The offseason has arrived with roughly half of the league missing the playoffs and several more having since been eliminated. It’s time to examine what those teams need to accomplish over the coming months. Next up is a look at St. Louis.
While the Blues managed to secure the final playoff spot in the West Division, it was a bit of a tough year for them. On paper, the roster was good enough to be a threat but it didn’t materialize into much success and they were swept by Colorado in the opening round. With a lot of money coming off the books this summer, GM Doug Armstrong will have an opportunity to reshape his team (or keep most of it intact if he prefers that option). Here is a look at what will be on his to-do list this summer.
While we saw several teams go with a coach in the final year of their contract, that isn’t always the case as some teams want to at least get a small extension in place to avoid any potential for distraction. Head coach Craig Berube will be in the final season of the three-year deal he signed after having the interim tag removed following their Stanley Cup victory in 2019.
Armstrong will need to decide if he’s comfortable with Berube being the head coach beyond next season and if so, they may as well try to work a deal out now. Or, if he’s uncertain about if he is the ideal long-term fit (two first-round exits could raise some questions on that front), he will need to decide if he’s comfortable starting the season with Berube on the final year of his deal. With several teams doing that this year, it will be easier to justify that option if Armstrong decides to wait a little longer before making that call.
Re-Sign Or Replace Schwartz
Jaden Schwartz has been a regular in St. Louis’ lineup for the better part of a decade now. He certainly has battled injuries at times but he has five seasons of 55 or more points under his belt and is a valuable part of their top-six. The 28-year-old is set to hit the open market for the first time this summer and his case should be one of the more interesting ones around the league.
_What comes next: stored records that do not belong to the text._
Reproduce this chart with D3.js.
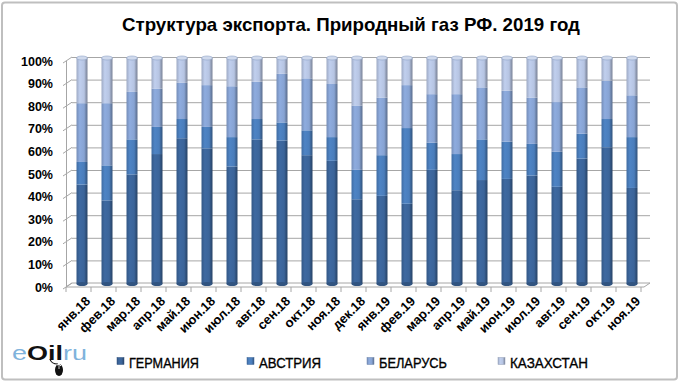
<!DOCTYPE html>
<html lang="ru">
<head>
<meta charset="utf-8"/>
<title>Структура экспорта</title>
<script src="https://cdn.jsdelivr.net/npm/d3@7"></script>
<style>
  body { margin: 0; background: #fff; }
  svg { display: block; }
  .narrow { font-family: "Liberation Sans Narrow", "Arial Narrow", "Liberation Sans", sans-serif; }
</style>
</head>
<body>
<svg id="chart" width="681" height="384"></svg>
<script>
// months, янв.18 .. ноя.19
const months = ['янв.18','фев.18','мар.18','апр.18','май.18','июн.18','июл.18','авг.18','сен.18','окт.18','ноя.18','дек.18',
                'янв.19','фев.19','мар.19','апр.19','май.19','июн.19','июл.19','авг.19','сен.19','окт.19','ноя.19'];
const seriesNames = ['ГЕРМАНИЯ','АВСТРИЯ','БЕЛАРУСЬ','КАЗАХСТАН'];
// shares, %
const germany    = [44,37,48.5,57.5,64.5,60,52,64,63.5,57,54.5,37.5,39,35.5,50.5,41.5,46,46.5,48,43,55.5,60.5,42.5];
const austria    = [10,15.5,15.5,12,8.5,9.5,13,9,8,11,10.5,13,18,33.5,12,16,18,16.5,14,15.5,11,12.5,22.5];
const belarus    = [26,27.5,21,17,16,18.5,22.5,16.5,21.5,23,23.5,28.5,25.5,19,21.5,26.5,23,22.5,20.5,22,20.5,17,18.5];
const kazakhstan = [20,20,15,13.5,11,12,12.5,10.5,7,9,11.5,21,17.5,12,16,16,13,14.5,17.5,19.5,13,10,16.5];
const yTicks = [0,0.1,0.2,0.3,0.4,0.5,0.6,0.7,0.8,0.9,1];

const colors = ['#3b6499','#4a7dbb','#87a3d3','#b6c4e2'];

const svg = d3.select('#chart');
const W = 681, H = 384;

// outer frame
svg.append('rect').attr('x',2).attr('y',2.5).attr('width',W-6).attr('height',H-7)
  .attr('rx',3).attr('fill','#fff').attr('stroke','#bfbfbf').attr('stroke-width',2);

// title
svg.append('text').attr('class','narrow')
  .attr('x',351).attr('y',31).attr('text-anchor','middle')
  .attr('font-size',19).attr('font-weight','bold').attr('fill','#000')
  .attr('textLength',458).attr('lengthAdjust','spacingAndGlyphs')
  .text('Структура экспорта. Природный газ РФ. 2019 год');

// depth offset of the 3d back wall
const dx = 6, dy = -4;
const x = d3.scaleBand().domain(months).range([69.5, 644.5]);
const y = d3.scaleLinear().domain([0,1]).range([283, 57]);   // back wall
const x0 = 66, x1 = 644;                                     // front floor

// gradients per series (cylinder-like shading)
const defs = svg.append('defs');
colors.forEach((c,i) => {
  const g = defs.append('linearGradient').attr('id','g'+i).attr('x1',0).attr('x2',1).attr('y1',0).attr('y2',0);
  const base = d3.color(c);
  g.append('stop').attr('offset','0%').attr('stop-color', base.darker(0.4));
  g.append('stop').attr('offset','30%').attr('stop-color', base.brighter(0.15));
  g.append('stop').attr('offset','70%').attr('stop-color', base);
  g.append('stop').attr('offset','85%').attr('stop-color', base.darker(0.6));
  g.append('stop').attr('offset','100%').attr('stop-color', base.darker(1.1));
});

// floor
svg.append('path')
  .attr('d', `M${x0},${y(0)+4} L${x1},${y(0)+4} L${x1+dx},${y(0)+4+dy} L${x0+dx},${y(0)+4+dy} Z`)
  .attr('fill','#fff').attr('stroke','#a6a6a6').attr('stroke-width',1);

// gridlines on back wall
svg.append('g').selectAll('line').data(yTicks.slice(1)).join('line')
  .attr('x1', x0+dx).attr('x2', x1+dx)
  .attr('y1', d => y(d)+0.5).attr('y2', d => y(d)+0.5)
  .attr('stroke','#a6a6a6').attr('stroke-width',1);

// left axis: vertical line + diagonal ticks
svg.append('line').attr('x1',x0+0.5).attr('x2',x0+0.5).attr('y1',y(1)+4).attr('y2',y(0)+4)
  .attr('stroke','#a6a6a6');
svg.append('g').selectAll('line').data(yTicks).join('line')
  .attr('x1', x0-3).attr('y1', d => y(d)+6)
  .attr('x2', x0+dx).attr('y2', d => y(d))
  .attr('stroke','#a6a6a6');

// y labels
svg.append('g').selectAll('text').data(yTicks).join('text')
  .attr('x', 53).attr('y', d => y(d)+4+4.5)
  .attr('text-anchor','end')
  .attr('font-family','"Liberation Sans", Arial, sans-serif')
  .attr('font-size',12.5).attr('font-weight','bold').attr('fill','#000')
  .text(d3.format('.0%'));

// x ticks on front floor edge
svg.append('g').selectAll('line').data(d3.range(months.length+1)).join('line')
  .attr('x1', i => x0 + i*x.step()).attr('x2', i => x0 + i*x.step())
  .attr('y1', y(0)+4).attr('y2', y(0)+9)
  .attr('stroke','#a6a6a6');

// x labels rotated
svg.append('g').selectAll('text').data(months).join('text')
  .attr('transform', d => `translate(${x(d)+x.bandwidth()/2+9},${y(0)+19}) rotate(-45)`)
  .attr('text-anchor','end')
  .attr('font-family','"Liberation Sans", Arial, sans-serif')
  .attr('font-size',13).attr('font-weight','bold').attr('fill','#000')
  .text(d => d);

// stacked 100% bars
const rows = months.map((m,i) => ({m, g: germany[i], a: austria[i], b: belarus[i], k: kazakhstan[i]}));
const stack = d3.stack().keys(['g','a','b','k']).offset(d3.stackOffsetExpand);
const layers = stack(rows);
const bw = 11;

const bars = svg.append('g');
layers.forEach((layer, li) => {
  bars.append('g').selectAll('rect').data(layer).join('rect')
    .attr('x', d => x(d.data.m) + x.bandwidth()/2 - bw/2)
    .attr('width', bw)
    .attr('y', d => y(d[1]) + 1)
    .attr('height', d => y(d[0]) - y(d[1]))
    .attr('fill', `url(#g${li})`);
});
// bottom and top caps
bars.append('g').selectAll('ellipse').data(months).join('ellipse')
  .attr('cx', d => x(d) + x.bandwidth()/2).attr('cy', y(0)+1)
  .attr('rx', bw/2).attr('ry', 2).attr('fill', d3.color(colors[0]).darker(0.5));
bars.append('g').selectAll('ellipse').data(months).join('ellipse')
  .attr('cx', d => x(d) + x.bandwidth()/2).attr('cy', y(1)+1)
  .attr('rx', bw/2).attr('ry', 2).attr('fill', '#cfd9ec').attr('stroke','#8ea2c6').attr('stroke-width',0.6);

// legend
const legX = [117, 247, 367, 498];
const legLen = [70, 62, 68, 78];
const leg = svg.append('g');
seriesNames.forEach((n,i) => {
  leg.append('rect').attr('x', legX[i]).attr('y', 357.5).attr('width',7).attr('height',7)
    .attr('fill', `url(#g${i})`).attr('stroke', d3.color(colors[i]).darker(0.6)).attr('stroke-width',0.5);
  leg.append('text').attr('class','narrow').attr('x', legX[i]+12).attr('y', 367.5)
    .attr('font-size',15).attr('fill','#000').attr('stroke','#000').attr('stroke-width',0.35)
    .attr('textLength', legLen[i]).attr('lengthAdjust','spacingAndGlyphs')
    .text(n);
});

// logo
const logo = svg.append('text').attr('x',12).attr('y',360)
  .attr('font-family','"Liberation Sans", Arial, sans-serif').attr('font-size',20)
  .attr('textLength',75).attr('lengthAdjust','spacingAndGlyphs');
logo.append('tspan').attr('fill','#7fb3dc').text('e');
logo.append('tspan').attr('fill','#111').attr('font-weight','bold').text('Oil');
logo.append('tspan').attr('fill','#7fb3dc').text('ru');
svg.append('path').attr('d','M50,359 Q51,364 58,364')
  .attr('fill','none').attr('stroke','#111').attr('stroke-width',1.2);
svg.append('ellipse').attr('cx',59).attr('cy',370).attr('rx',4).attr('ry',6)
  .attr('fill','#111');
svg.append('path').attr('d','M57,365 Q59,363 61,366')
  .attr('fill','none').attr('stroke','#fff').attr('stroke-width',1);
svg.append('line').attr('x1',59).attr('x2',59).attr('y1',364).attr('y2',369)
  .attr('stroke','#fff').attr('stroke-width',0.8);
</script>
</body>
</html>
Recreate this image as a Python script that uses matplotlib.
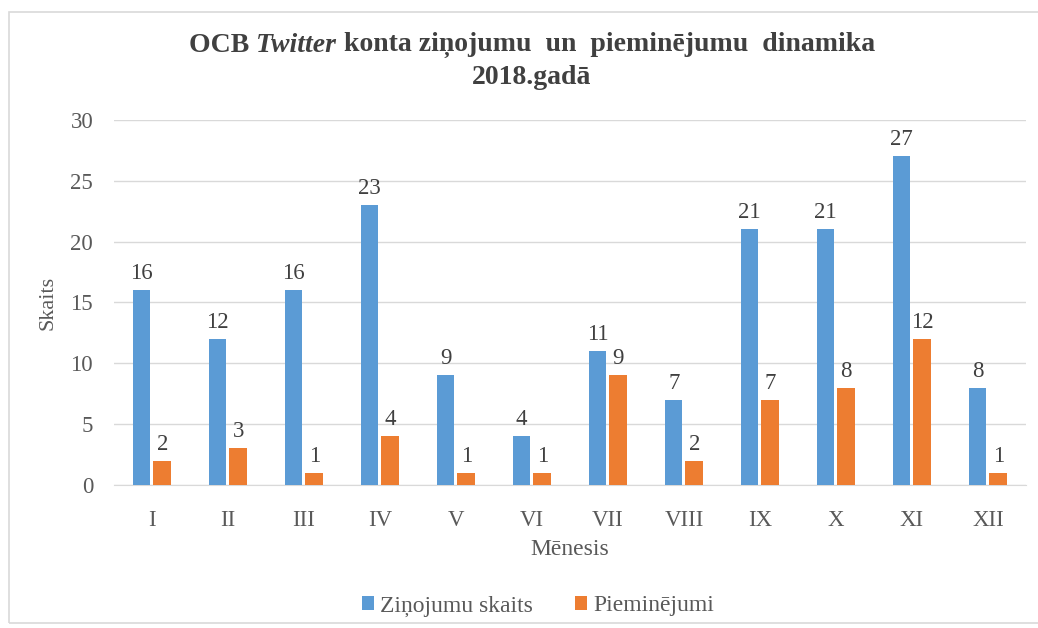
import matplotlib.pyplot as plt
import numpy as np

# Dati
menesi = ["I", "II", "III", "IV", "V", "VI", "VII", "VIII", "IX", "X", "XI", "XII"]
zinojumi = [16, 12, 16, 23, 9, 4, 11, 7, 21, 21, 27, 8]
pieminejumi = [2, 3, 1, 4, 1, 1, 9, 2, 7, 8, 12, 1]

zils = "#5B9BD5"
oranzs = "#ED7D31"
teksts = "#595959"
serif = "Liberation Serif"

fig = plt.figure(figsize=(10.38, 6.28), dpi=100)
ax = fig.add_axes([0.1098, 0.2277, 0.8786, 0.5813])

# Rāmis ap diagrammu
fig.patches.append(plt.Rectangle((9 / 1038, 5 / 628), 1.2, 611 / 628, transform=fig.transFigure,
                                 fill=False, edgecolor="#D9D9D9", linewidth=1.2))

x = np.arange(len(menesi))
w = 0.23
b1 = ax.bar(x - 0.135, zinojumi, w, color=zils, label="Ziņojumu skaits", zorder=3)
b2 = ax.bar(x + 0.135, pieminejumi, w, color=oranzs, label="Pieminējumi", zorder=3)

for bars in (b1, b2):
    for b in bars:
        ax.text(b.get_x() + b.get_width() / 2, b.get_height() + 0.5, f"{int(b.get_height())}",
                ha="center", va="bottom", fontsize=16.5, family=serif, color="#404040")

ax.set_xlim(-0.5, len(menesi) - 0.5)
ax.set_ylim(0, 30)
ax.set_yticks(range(0, 31, 5))
ax.set_xticks(x)
ax.set_xticklabels(menesi)
ax.yaxis.grid(True, color="#D9D9D9", linewidth=1, zorder=0)
for s in ["top", "right", "left"]:
    ax.spines[s].set_visible(False)
ax.spines["bottom"].set_color("#D9D9D9")
ax.tick_params(length=0, labelsize=16.5, labelcolor=teksts)
ax.tick_params(axis="x", pad=18)
ax.tick_params(axis="y", pad=15)
for lbl in ax.get_xticklabels() + ax.get_yticklabels():
    lbl.set_family(serif)

ax.set_ylabel("Skaits", fontsize=16, family=serif, color=teksts, labelpad=9)
ax.set_xlabel("Mēnesis", fontsize=17, family=serif, color=teksts, labelpad=6)

# Virsraksts ar slīprakstu vārdam "Twitter"
fig.canvas.draw()
r = fig.canvas.get_renderer()
dalas = [("OCB ", "normal"), ("Twitter", "italic"), (" konta ziņojumu  un  pieminējumu  dinamika", "normal")]
objekti = []
for t, st in dalas:
    o = fig.text(0, 45 / 628, t, fontsize=20, fontweight="bold", style=st, family=serif,
                 color="#404040", va="center", ha="left")
    objekti.append(o)
platumi = [o.get_window_extent(r).width for o in objekti]
kopa = sum(platumi)
centrs = 532
x0 = centrs - kopa / 2
for o, pw in zip(objekti, platumi):
    o.set_x(x0 / 1038)
    o.set_y(1 - 45 / 628)
    x0 += pw
fig.text(centrs / 1038, 1 - 78 / 628, "2018.gadā", fontsize=20, fontweight="bold",
         family=serif, color="#404040", ha="center", va="center")

leg = fig.legend(loc="center", bbox_to_anchor=(538 / 1038, 1 - 606 / 628), ncol=2, frameon=False,
                 prop={"family": serif, "size": 17}, handlelength=0.5, handleheight=0.5,
                 handletextpad=0.25, columnspacing=1.8)
for t in leg.get_texts():
    t.set_color(teksts)

plt.savefig("out.png", dpi=100)
plt.close()
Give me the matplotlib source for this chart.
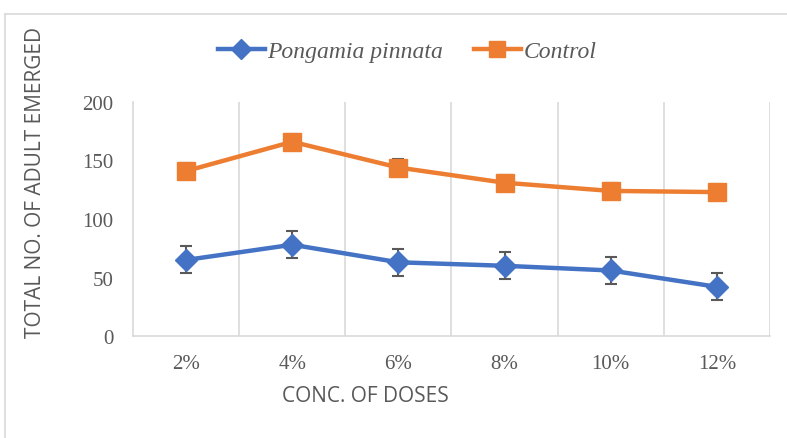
import matplotlib
matplotlib.use('Agg')
import matplotlib.pyplot as plt
from matplotlib.lines import Line2D
import numpy as np

# data
doses = ['2%', '4%', '6%', '8%', '10%', '12%']
pongamia = [65, 78, 63, 60, 56, 42]
pongamia_err = [11.5, 11.5, 11.5, 11.5, 11.5, 11.5]
control = [141, 166, 144, 131, 124, 123]
control_err = [7, 7, 7, 7, 7, 7]

W, H = 787, 439
fig = plt.figure(figsize=(W / 100, H / 100), dpi=100)
ax = fig.add_axes([133 / W, 1 - 337 / H, (770 - 133) / W, (337 - 103) / H])

grey = '#595959'
blue = '#4472C4'
orange = '#ED7D31'
x = np.arange(len(doses))

ax.errorbar(x, pongamia, yerr=pongamia_err, color=blue, lw=3.2, marker='D',
            ms=11, mec=blue, ecolor=grey, elinewidth=1.5, capsize=4.5,
            capthick=1.5, zorder=3)
ax.errorbar(x, control, yerr=control_err, color=orange, lw=3.2, marker='s',
            ms=13, mec=orange, ecolor=grey, elinewidth=1.5, capsize=4.5,
            capthick=1.5, zorder=3)

ax.set_xlim(-0.5, len(doses) - 0.5)
ax.set_ylim(0, 200)
ax.set_yticks([0, 50, 100, 150, 200])
ax.set_xticks(x)
ax.set_xticklabels(doses)
for xv in np.arange(0.5, len(doses), 1):
    ax.axvline(xv, color='#d9d9d9', lw=1.2, zorder=0)

for s in ['top', 'right']:
    ax.spines[s].set_visible(False)
for s in ['left', 'bottom']:
    ax.spines[s].set_color('#d9d9d9')
    ax.spines[s].set_linewidth(1.2)
ax.tick_params(length=0, colors=grey, labelsize=15)
ax.tick_params(axis='y', pad=14)
ax.tick_params(axis='x', pad=13)
for lab in ax.get_xticklabels() + ax.get_yticklabels():
    lab.set_family('Liberation Serif')

fig.text(36 / W, 1 - 183 / H, 'TOTAL NO. OF ADULT EMERGED', rotation=90,
         ha='center', va='center', color=grey, fontsize=15, family='Open Sans')
fig.text(365 / W, 1 - 397 / H, 'CONC. OF DOSES', ha='center', va='center',
         color=grey, fontsize=15, family='Open Sans')

handles = [Line2D([], [], color=blue, lw=3.2, marker='D', ms=10, mec=blue),
           Line2D([], [], color=orange, lw=3.2, marker='s', ms=11, mec=orange)]
leg = fig.legend(handles, ['Pongamia pinnata', 'Control'], loc='center',
                 bbox_to_anchor=(407 / W, 1 - 52 / H), ncol=2, frameon=False,
                 handlelength=2.0, handletextpad=0.1, columnspacing=1.3,
                 prop={'family': 'Liberation Serif', 'style': 'italic', 'size': 17})
for t in leg.get_texts():
    t.set_color(grey)

# outer chart border
fig.add_artist(Line2D([5 / W, 1], [1 - 15 / H, 1 - 15 / H], color='#d9d9d9', lw=1.2))
fig.add_artist(Line2D([5 / W, 5 / W], [0, 1 - 15 / H], color='#d9d9d9', lw=1.2))

fig.savefig('out.png', dpi=100)
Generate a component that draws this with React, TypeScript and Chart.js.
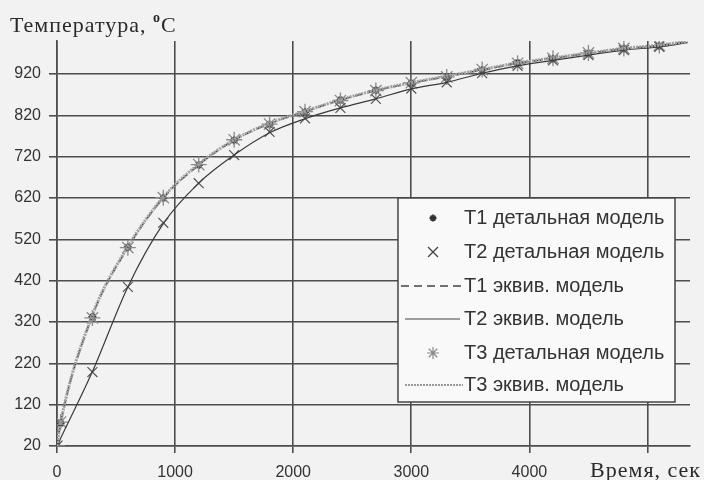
import React, { useEffect, useRef } from "react";
import { Chart, registerables } from "chart.js";

Chart.register(...registerables);

// ---- data ----
const timeEquiv = [0, 30, 300, 600, 900, 1200, 1500, 1800, 2100, 2400, 2700, 3000, 3300, 3600, 3900, 4200, 4500, 4800, 5100, 5340];
const t1Equiv = [20, 75, 335, 500, 620, 700, 760, 800, 829, 857, 880, 898, 914, 930, 946, 958, 970, 981, 989, 998];
const t2Equiv = [20, 38, 200, 405, 558, 656, 724, 778, 812, 838, 860, 884, 900, 922, 940, 953, 966, 978, 986, 996];
const t3Equiv = [20, 76, 337, 502, 622, 702, 761, 801, 830, 858, 881, 899, 915, 931, 947, 959, 971, 982, 990, 999];

const timeDetailed = [0, 30, 300, 600, 900, 1200, 1500, 1800, 2100, 2400, 2700, 3000, 3300, 3600, 3900, 4200, 4500, 4800, 5100];
const t1Detailed = [20, 75, 332, 501, 620, 700, 760, 798, 828, 857, 881, 898, 913, 930, 947, 957, 970, 982, 988];
const t3Detailed = [20, 78, 330, 500, 621, 701, 761, 799, 829, 856, 880, 899, 913, 931, 946, 958, 971, 982, 989];
const timeT2Detailed = [0, 300, 600, 900, 1200, 1500, 1800, 2100, 2400, 2700, 3000, 3300, 3600, 3900, 4200, 4500, 4800, 5100];
const t2Detailed = [20, 199, 405, 560, 656, 724, 780, 813, 838, 860, 885, 900, 922, 940, 953, 966, 978, 986];

const xTickValues = [0, 1000, 2000, 3000, 4000, 5000];
const yTickValues = [20, 120, 220, 320, 420, 520, 620, 720, 820, 920];

const legendLabels = [
  "Т1 детальная модель",
  "Т2 детальная модель",
  "Т1 эквив. модель",
  "Т2 эквив. модель",
  "Т3 детальная модель",
  "Т3 эквив. модель",
];
const yTitle = "Температура, ";
const xTitle = "Время, сек";

const pts = (xs: number[], ys: number[]) => xs.map((x, i) => ({ x, y: ys[i] }));

function drawStar(ctx: CanvasRenderingContext2D, x: number, y: number, r: number) {
  ctx.beginPath();
  for (let k = 0; k < 4; k++) {
    const a = (k * Math.PI) / 4;
    ctx.moveTo(x - r * Math.cos(a), y - r * Math.sin(a));
    ctx.lineTo(x + r * Math.cos(a), y + r * Math.sin(a));
  }
  ctx.stroke();
}
function drawCross(ctx: CanvasRenderingContext2D, x: number, y: number, r: number) {
  ctx.beginPath();
  ctx.moveTo(x - r, y - r);
  ctx.lineTo(x + r, y + r);
  ctx.moveTo(x - r, y + r);
  ctx.lineTo(x + r, y - r);
  ctx.stroke();
}

const decorPlugin = {
  id: "decor",
  beforeDraw(chart: any) {
    const ctx = chart.ctx;
    ctx.save();
    ctx.fillStyle = "#f2f2f2";
    ctx.fillRect(0, 0, chart.width, chart.height);
    ctx.restore();
  },
  afterDraw(chart: any) {
    const ctx: any = chart.ctx;
    ctx.save();
    // titles
    ctx.fillStyle = "#2a2a2a";
    ctx.textBaseline = "alphabetic";
    ctx.letterSpacing = "1px";
    ctx.font = "22px 'Liberation Serif'";
    ctx.fillText(yTitle, 10, 32);
    const w = ctx.measureText(yTitle).width;
    ctx.font = "bold 14px 'Liberation Serif'";
    ctx.fillText("o", 10 + w, 22);
    const w2 = ctx.measureText("o").width;
    ctx.font = "22px 'Liberation Serif'";
    ctx.fillText("C", 10 + w + w2, 32);
    ctx.textAlign = "right";
    ctx.fillText(xTitle, 701, 477);
    ctx.letterSpacing = "0px";

    // legend box
    const bx = 398, by = 198, bw = 277, bh = 204;
    ctx.fillStyle = "#f9f9f9";
    ctx.fillRect(bx, by, bw, bh);
    ctx.strokeStyle = "#444";
    ctx.lineWidth = 1.5;
    ctx.strokeRect(bx, by, bw, bh);

    const rows = [218, 252, 286, 319, 353, 385];
    ctx.textAlign = "left";
    ctx.textBaseline = "middle";
    ctx.font = "20px 'Liberation Sans'";
    ctx.fillStyle = "#333";
    legendLabels.forEach((t, i) => ctx.fillText(t, 464, rows[i]));

    const mx = 433;
    ctx.strokeStyle = "#333";
    ctx.lineWidth = 1.8;
    drawStar(ctx, mx, rows[0], 3.5);
    ctx.strokeStyle = "#444";
    ctx.lineWidth = 1.3;
    drawCross(ctx, mx, rows[1], 5);
    ctx.setLineDash([8, 5]);
    ctx.lineWidth = 1.6;
    ctx.beginPath();
    ctx.moveTo(401, rows[2]);
    ctx.lineTo(462, rows[2]);
    ctx.stroke();
    ctx.setLineDash([]);
    ctx.lineWidth = 1.2;
    ctx.beginPath();
    ctx.moveTo(405, rows[3]);
    ctx.lineTo(460, rows[3]);
    ctx.stroke();
    ctx.strokeStyle = "#8a8a8a";
    ctx.lineWidth = 1.2;
    drawStar(ctx, mx, rows[4], 6);
    ctx.strokeStyle = "#9a9a9a";
    ctx.lineWidth = 2.2;
    ctx.setLineDash([2, 1]);
    ctx.beginPath();
    ctx.moveTo(405, rows[5]);
    ctx.lineTo(463, rows[5]);
    ctx.stroke();
    ctx.restore();
  },
};

export default function App() {
  const ref = useRef<HTMLCanvasElement>(null);
  useEffect(() => {
    if (!ref.current) return;
    const chart = new Chart(ref.current, {
      type: "scatter",
      data: {
        datasets: [
          {
            label: legendLabels[5],
            data: pts(timeEquiv, t3Equiv),
            showLine: true,
            borderColor: "#a0a0a0",
            borderWidth: 3,
            borderDash: [2, 1],
            pointRadius: 0,
            cubicInterpolationMode: "monotone",
          },
          {
            label: legendLabels[2],
            data: pts(timeEquiv, t1Equiv),
            showLine: true,
            borderColor: "#444",
            borderWidth: 1.6,
            borderDash: [8, 5],
            pointRadius: 0,
            cubicInterpolationMode: "monotone",
          },
          {
            label: legendLabels[3],
            data: pts(timeEquiv, t2Equiv),
            showLine: true,
            borderColor: "#3a3a3a",
            borderWidth: 1.2,
            pointRadius: 0,
            cubicInterpolationMode: "monotone",
          },
          {
            label: legendLabels[1],
            data: pts(timeT2Detailed, t2Detailed),
            showLine: false,
            pointStyle: "crossRot",
            pointRadius: 7,
            pointBorderColor: "#555",
            pointBorderWidth: 1.2,
          },
          {
            label: legendLabels[4],
            data: pts(timeDetailed, t3Detailed),
            showLine: false,
            pointStyle: "star",
            pointRadius: 8,
            pointBorderColor: "#8a8a8a",
            pointBorderWidth: 1.3,
          },
          {
            label: legendLabels[0],
            data: pts(timeDetailed, t1Detailed),
            showLine: false,
            pointStyle: "star",
            pointRadius: 4,
            pointBorderColor: "#333",
            pointBorderWidth: 2,
          },
        ],
      },
      options: {
        animation: false,
        responsive: false,
        events: [],
        layout: { padding: { left: 0, right: 14, top: 41, bottom: 0 } },
        plugins: { legend: { display: false }, tooltip: { enabled: false } },
        scales: {
          x: {
            type: "linear",
            min: 0,
            max: 5360,
            afterBuildTicks: (s: any) => {
              s.ticks = xTickValues.map((v) => ({ value: v }));
            },
            afterFit: (s: any) => {
              s.height = 34;
            },
            ticks: {
              autoSkip: false,
              maxRotation: 0,
              color: "#333",
              padding: 10,
              font: { family: "'Liberation Sans'", size: 16 },
              callback: (v: any) => (v === 5000 ? "" : String(v)),
            },
            grid: { color: "#4d4d4d", lineWidth: 1.6, tickLength: 7 },
            border: { color: "#4d4d4d", width: 1.6 },
          },
          y: {
            type: "linear",
            min: 20,
            max: 1000,
            afterBuildTicks: (s: any) => {
              s.ticks = yTickValues.map((v) => ({ value: v }));
            },
            afterFit: (s: any) => {
              s.width = 57;
            },
            ticks: {
              autoSkip: false,
              color: "#333",
              padding: 8,
              font: { family: "'Liberation Sans'", size: 16 },
            },
            grid: { color: "#4d4d4d", lineWidth: 1.6, tickLength: 8 },
            border: { color: "#4d4d4d", width: 1.6 },
          },
        },
      },
      plugins: [decorPlugin],
    });
    return () => chart.destroy();
  }, []);
  return (
    <div style={{ position: "fixed", left: 0, top: 0, width: 704, height: 480 }}>
      <canvas ref={ref} width={704} height={480} style={{ display: "block" }} />
    </div>
  );
}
2020-21 was not a good season at all for Schwartz. He had just eight goals and 13 assists in 40 games this season, per-game rates that were only higher than his rookie season when he was only playing a dozen minutes a night in a limited role. That certainly doesn’t provide a great case for a raise. However, three of those 55-point or more campaigns came in three of the four previous years so there is definitely some track record of recent success.
A couple of years ago, Schwartz would have been in line for a long-term deal around his $5.35MM cap hit that he had this season and probably a little bit higher. However, the UFA market was tough on most wingers last fall and with teams in a similar cap crunch now, it seems likely that this will be the case again this summer. All of a sudden, there’s a definite possibility that Schwartz is facing a reduction in pay.
If they’re unable to come to terms on a new deal, Armstrong could pivot to someone like Mike Hoffman, another Blues UFA. It’s unlikely they’ll be able to afford to keep both but if Schwartz decides to move on, they could have his replacement in-house already.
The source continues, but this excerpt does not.